Women are crazy. Don't mess with them!

Tuesday, 7 April 2009

I can't breathe without you

My friend Michelle said that her boyfriend's a bit dull and lack-luster. He’s so laid back; he always seems to be on a chaise lounge; either literally or in his imagination. He can't make decisions, he's afraid of taking the next step, he's relunctant to make plans and Michelle's getting to the stage where she wants to get married, move in together and have children and his response is "I don't think I can cope with all that yet"!

She said she needs to re-evaluate the relationship because she needs a demonstrative man who's singing from the same hymn-sheet as she is. She said she dreams of having a partner who pays full attention to her every whim; he needs to think that I’m the dogs b*llocks; the best thing since sliced bread; he needs to want to see me first thing in the morning and last thing at night.

She also said he needs to believe that I’m the most wonderful treasure on God’s green earth and he’s the luckiest man in the whole wide world to have someone as wonderful as me!

Lastly, she said if I leave him, I want him to end up in hospital because he simply can’t breathe without me!

My God, she doesn't ask for much.

Monday, 6 April 2009

Fierce!!

I was out with my friend and colleague Helena on Friday night. We decided to splash some cash at the Champagne & Oyster Bar. So after acting like "big spenders" on Friday, I’ll be on home-made sandwiches and vending machine water to save money at work this week. When the Champagne & Oysters were over, we worked our way down to Smollensky's in Canary Wharf for cocktails.

A group of Helena’s acquaintances came over to say hi. I don’t care for these particular women. All four of them smile with their teeth but have contempt in their eyes, so I chose to ignore them, but Helena’s slightly more forgiving because she knows one of the girls very well – I whispered to her, DON’T INTRODUCE ME, I can’t stomach those Jezebels. Helena said you say that every time we see them… I get the message!! You don’t have to remind me every-single-time.

Helena put on her plastic smile and they all said hi. Back in the day, Helena had a tiff with one of the main players. I think there may have been a bit of drama between them over a cheating man - but they’ve all pretended to put it behind them and are now very happy to wear their plastic smiles as if everything’s cool now.

I hung back and waited for Helena to finish her little chit chat, but my ears pricked up when I heard one of the frienemies say to my Helen, why are you all dressed up? It’s only a wine bar! When I heard this, I thought what a damn b*tch. I was so happy when Helena looked at the frienemy from her feet to her head said, “why are you all dressed down”?

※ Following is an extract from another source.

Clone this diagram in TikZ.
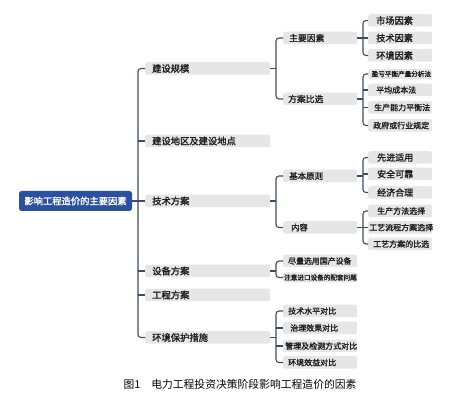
\documentclass[tikz,border=0pt]{standalone}
\usepackage{fontspec}
\newfontfamily\cjk{Noto Sans CJK SC}
\newfontfamily\cjkb{Noto Sans CJK SC}[FakeBold=1.6]
\definecolor{boxgray}{HTML}{E6E6E6}
\definecolor{rootblue}{HTML}{2B50A2}
\definecolor{linecol}{HTML}{3C4B68}
\definecolor{txt}{HTML}{1E1E1E}
\newcommand\Lone[2][7pt]{\makebox[125pt][l]{\hspace*{#1}#2}}
\newcommand\Ltwo[2][6pt]{\makebox[74pt][l]{\hspace*{#1}#2}}
\newcommand\Lthree[2][8pt]{\makebox[64pt][l]{\hspace*{#1}#2}}
\tikzset{
  base/.style={fill=boxgray, rounded corners=2pt, inner sep=0pt, minimum height=12.5pt,
    text=txt, anchor=west, font=\cjkb\fontsize{9.2}{10}\selectfont},
  fsz/.style={font=\cjkb\fontsize{#1}{#1}\selectfont},
  rootbox/.style={fill=rootblue, rounded corners=2.5pt, inner sep=0pt, minimum width=113pt,
    minimum height=20pt, text=white, font=\cjkb\fontsize{9.3}{10}\selectfont},
  conn/.style={draw=linecol, line width=1.1pt},
  brk/.style={conn, rounded corners=3pt},
  capt/.style={font=\cjk\fontsize{10.8}{12}\selectfont, text=black}
}
\begin{document}
\begin{tikzpicture}[x=1pt, y=-1pt]
\useasboundingbox (0,0) rectangle (451,404);
% root
\node[rootbox] (root) at (75.5,201) {影响工程造价的主要因素};
% level 1
\node[base, fsz=9.3] (a1) at (145,68.5) {\Lone{建设规模}};
\node[base, fsz=9.3] (a2) at (145,141) {\Lone{建设地区及建设地点}};
\node[base, fsz=9.3] (a3) at (145,201) {\Lone{技术方案}};
\node[base, fsz=9.3] (a4) at (145,271) {\Lone{设备方案}};
\node[base, fsz=9.3] (a5) at (145,295) {\Lone{工程方案}};
\node[base, fsz=9.3] (a6) at (145,337.5) {\Lone{环境保护措施}};
% level 2
\node[base, fsz=8.8] (b1) at (283,38) {\Ltwo{主要因素}};
\node[base, fsz=8.8] (b2) at (283,99) {\Ltwo[5pt]{方案比选}};
\node[base, fsz=8.5] (b3) at (283,176) {\Ltwo{基本原则}};
\node[base, fsz=8.3] (b4) at (283,227.5) {\Ltwo[8pt]{内容}};
\node[base, fsz=7.9] (b5) at (283,261) {\Ltwo[5pt]{尽量选用国产设备}};
\node[base, fsz=6.6, minimum height=10pt] (b6) at (283,277.5) {\Ltwo[1pt]{注意进口设备的配套问题}};
\node[base, fsz=8] (b7) at (283,311) {\Ltwo[5pt]{技术水平对比}};
\node[base, fsz=8] (b8) at (283,328) {\Ltwo[7pt]{治理效果对比}};
\node[base, fsz=8] (b9) at (283,346) {\Ltwo[2pt]{管理及检测方式对比}};
\node[base, fsz=8] (b10) at (283,362.5) {\Ltwo[5pt]{环境效益对比}};
% level 3
\node[base, fsz=9.2] (c1) at (368,20.5) {\Lthree{市场因素}};
\node[base, fsz=9.2] (c2) at (368,38) {\Lthree{技术因素}};
\node[base, fsz=9.2] (c3) at (368,55.5) {\Lthree{环境因素}};
\node[base, fsz=6.6, minimum height=10pt] (c4) at (368,74) {\Lthree[3.5pt]{盈亏平衡产量分析法}};
\node[base, fsz=8] (c5) at (368,90) {\Lthree{平均成本法}};
\node[base, fsz=8] (c6) at (368,107.5) {\Lthree[6pt]{生产能力平衡法}};
\node[base, fsz=8] (c7) at (368,125.5) {\Lthree[5pt]{政府或行业规定}};
\node[base, fsz=9] (c8) at (368,157.5) {\Lthree[9pt]{先进适用}};
\node[base, fsz=9] (c9) at (368,174) {\Lthree[9pt]{安全可靠}};
\node[base, fsz=9] (c10) at (368,192.5) {\Lthree[9pt]{经济合理}};
\node[base, fsz=8] (c11) at (368,211) {\Lthree[9pt]{生产方法选择}};
\node[base, fsz=8] (c12) at (368,227.5) {\Lthree[1pt]{工艺流程方案选择}};
\node[base, fsz=8] (c13) at (368,244) {\Lthree[5pt]{工艺方案的比选}};
% bracket x positions
\coordinate (k0) at (138,0);
\coordinate (k1) at (276,0);
\coordinate (k2) at (363,0);
% root -> level 1
\draw[conn] (root.east) -- (k0 |- root.east);
\draw[brk] (a1.west) -- (k0 |- a1.west) -- (k0 |- a6.west) -- (a6.west);
\foreach \n in {a2,a3,a4,a5} \draw[conn] (k0 |- \n.west) -- (\n.west);
% 建设规模
\draw[conn] (a1.east) -- (k1 |- a1.east);
\draw[brk] (b1.west) -- (k1 |- b1.west) -- (k1 |- b2.west) -- (b2.west);
% 技术方案
\draw[conn] (a3.east) -- (k1 |- a3.east);
\draw[brk] (b3.west) -- (k1 |- b3.west) -- (k1 |- b4.west) -- (b4.west);
% 设备方案
\draw[conn] (a4.east) -- (k1 |- a4.east);
\draw[brk] (b5.west) -- (k1 |- b5.west) -- (k1 |- b6.west) -- (b6.west);
% 环境保护措施
\draw[conn] (a6.east) -- (k1 |- a6.east);
\draw[brk] (b7.west) -- (k1 |- b7.west) -- (k1 |- b10.west) -- (b10.west);
\foreach \n in {b8,b9} \draw[conn] (k1 |- \n.west) -- (\n.west);
% 主要因素
\draw[conn] (b1.east) -- (k2 |- b1.east);
\draw[brk] (c1.west) -- (k2 |- c1.west) -- (k2 |- c3.west) -- (c3.west);
\draw[conn] (k2 |- c2.west) -- (c2.west);
% 方案比选
\draw[conn] (b2.east) -- (k2 |- b2.east);
\draw[brk] (c4.west) -- (k2 |- c4.west) -- (k2 |- c7.west) -- (c7.west);
\foreach \n in {c5,c6} \draw[conn] (k2 |- \n.west) -- (\n.west);
% 基本原则
\draw[conn] (b3.east) -- (k2 |- b3.east);
\draw[brk] (c8.west) -- (k2 |- c8.west) -- (k2 |- c10.west) -- (c10.west);
\draw[conn] (k2 |- c9.west) -- (c9.west);
% 内容
\draw[conn] (b4.east) -- (k2 |- b4.east);
\draw[brk] (c11.west) -- (k2 |- c11.west) -- (k2 |- c13.west) -- (c13.west);
\draw[conn] (k2 |- c12.west) -- (c12.west);
% caption
\node[capt] (cap) at (240,384) {图1\hspace{11pt}电力工程投资决策阶段影响工程造价的因素};
\end{tikzpicture}
\end{document}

Well if I were Rupaul, I’d do three finger snaps in the air while saying the words FIERCE!! But I'm not Rupaul, so I did the three finger snaps in my head.

Why are you all dressed UP indeed!!

Jezebels! Can't live with 'em, can't kill 'em.

Saturday, 4 April 2009

Mel B - She's the Spice in The Spice Girls

For some reason, the British press hate Melanie B who rose to fame from her stint in The Spice Girls, but I think that she's a forceful business woman who's not afraid to reinvent herself but unfortunately for Mel, some people interpret her drive and passion as being too "in your face".

Well anyway, she's launched a new raunchy underwear range and showed off her Burlesque style (and underwear range) in a performance called Peepshow in Las Vegas.

If I had a banging body like Ms B's, I'd be VERY HAPPY to strut my stuff in bra and panties too!

Some people have labelled her showmanship "tacky"! I say You Go Girl.

If you've got it... flaunt it.

Thursday, 2 April 2009

Maximum Multi-Culturalism

Wednesday, 1 April 2009

The Obama's are Here!

Barack and Michelle are in the UK on their first Presidential visit.

Here they are with Sarah & Gordon Brown, outside the Prime Minister's residence, No. 10 Downing Street.

I have no political views to make. My one and only reason for being here at all is just to say, doesn't Michelle look fabulous! She's the only one who hasn't blended in with the front door.

Yes, I'm shallow, I have nothing to say about the "political friendship" between the US and the UK, I have nothing to say about the G20 summit, nor do I have anything to say about the war!

I just think the First Lady looks Absolutely Fab!